Even those whose circumstances were less extreme found that clothing required considerable effort as well as ingenuity. Winifred Foley recalled that, in her youth, few people owned more than one change of clothing and that ‘clothes that today [the 1970s] cannot be got rid of at a penny a bundle at the tail end of a jumble sale would have been thankfully washed and hung out with pride’.6 Rose Gamble’s mother spent a lifetime going without. ‘She had no vanities, but now and again a pretty pattern would catch her eye, perhaps on a scrap of cloth in Dodie’s basket or on a roll of lino standing outside the ironmonger’s. ‘I’d like a frock of that,’ she would say, showing just for a moment that she still had an occasional thought for herself.’7
Fashion and poverty co-exist.
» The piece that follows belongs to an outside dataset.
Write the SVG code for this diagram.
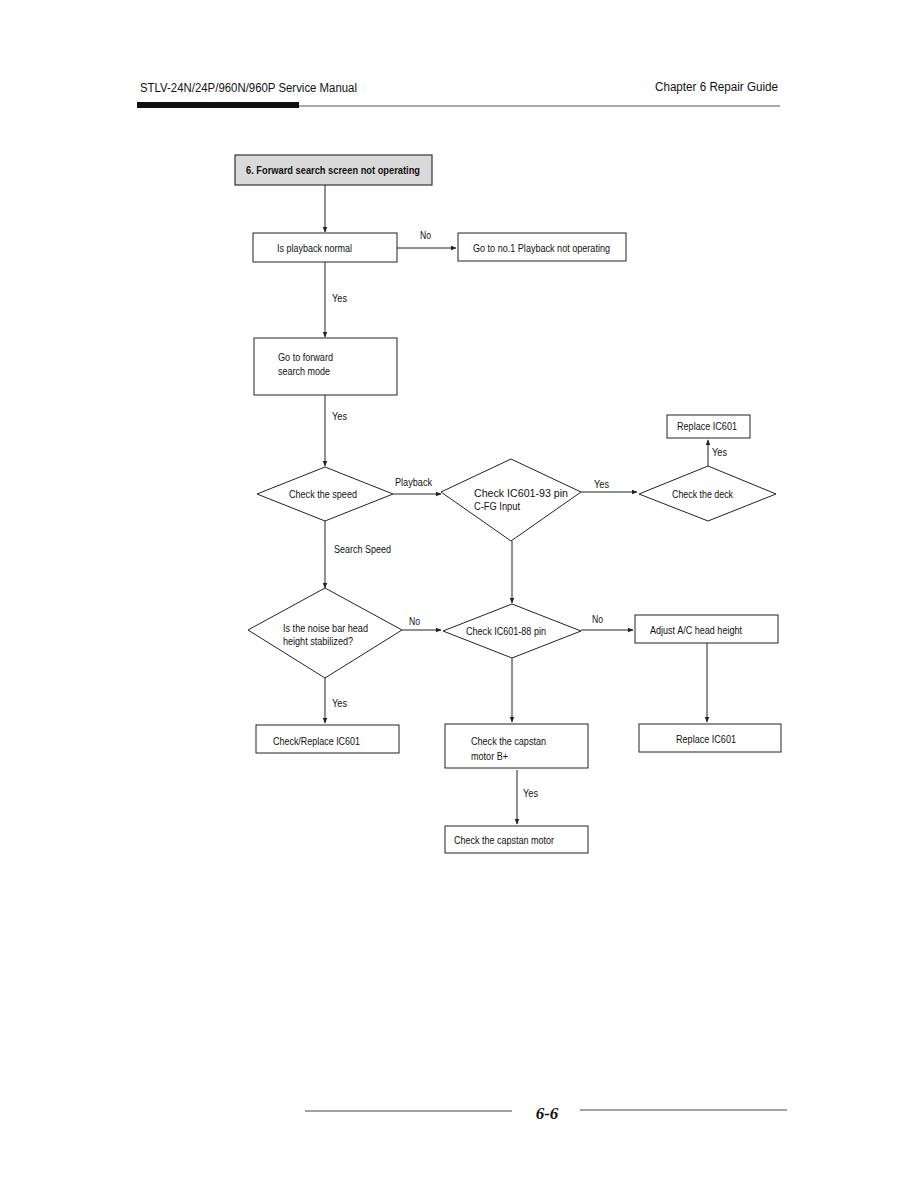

Flora Thompson described how, towards the end of the nineteenth century, young women working away from home as domestic servants ‘helped to set the standard of what was worn’ by passing their mistresses’ cast-offs on to their mothers. ‘The hamlet’s fashion lag was the salvation of its wardrobes, for a style became “all the go” there just as the outer world was discarding it, and good, little-worn specimens came that way by means of the parcels … This devotion to fashion gave a spice to life and helped to make bearable the underlying poverty. But the poverty was there.’8 For the poorest, a change of clothing could achieve an especial transformation. A member of the Fabian Women’s Group recalled that ‘the astonishing difference made by a new pink blouse, becomingly-done hair, and a well-made skirt, on one drab-looking woman who seemed to be about forty was too startling to forget. She suddenly looked thirty (her age was twenty-six), and she had a complexion and quite pretty hair – features never noticed before. These women who look to be in the dull middle of middle age are young; it comes as a shock when the mind grasps it.’9
The access to new horizons wrought by the cinema, wireless and women’s magazines between the wars, plus the greater accessibility of affordable and fashionable clothing, led to an apparent merging of the social classes. For all the upward mobility of the period, there was still little understanding between them and some of those who remarked about factory girls now looking like duchesses could barely conceal their anxiety about young women not knowing their place. Others, like Lettice Cooper, applauded the change. Her state-of-England novel, National Provincial, set in 1930s Leeds, introduces Olive, who operates a newly installed button machine in a clothing factory and is one of those upwardly mobile young women. ‘Olive’s personal daintiness, her exquisitely ordered curls and polished nails, her fresh, fashionable clothes, were the result of much determination, and of a prolonged and valiant struggle.’10 Few would guess Olive came from a two-up two-down in which all water has to be boiled, and where her mother, with whom she shares a bed, constantly battles against the dirt from belching chimneys. Olive achieves the latest styles via a combination of home-dressmaking and off-the-peg clothes; her friend and fellow machinist, Violet, whose wages are her family’s mainstay, has an even greater struggle. ‘How Violet managed … to have the fur-collared coat and eye-veiled hat, the bag and gloves, powder and cream and permanent wave, and always to be abreast of changing fashion among her friends was one of the lesser miracles of modern civilisation.’11 Olive and Violet may be fictional characters but they typify the resourceful young women who made considerable efforts to dress fashionably and considered it a mark of personal pride to do so. Small miracles like theirs were performed every day of the week.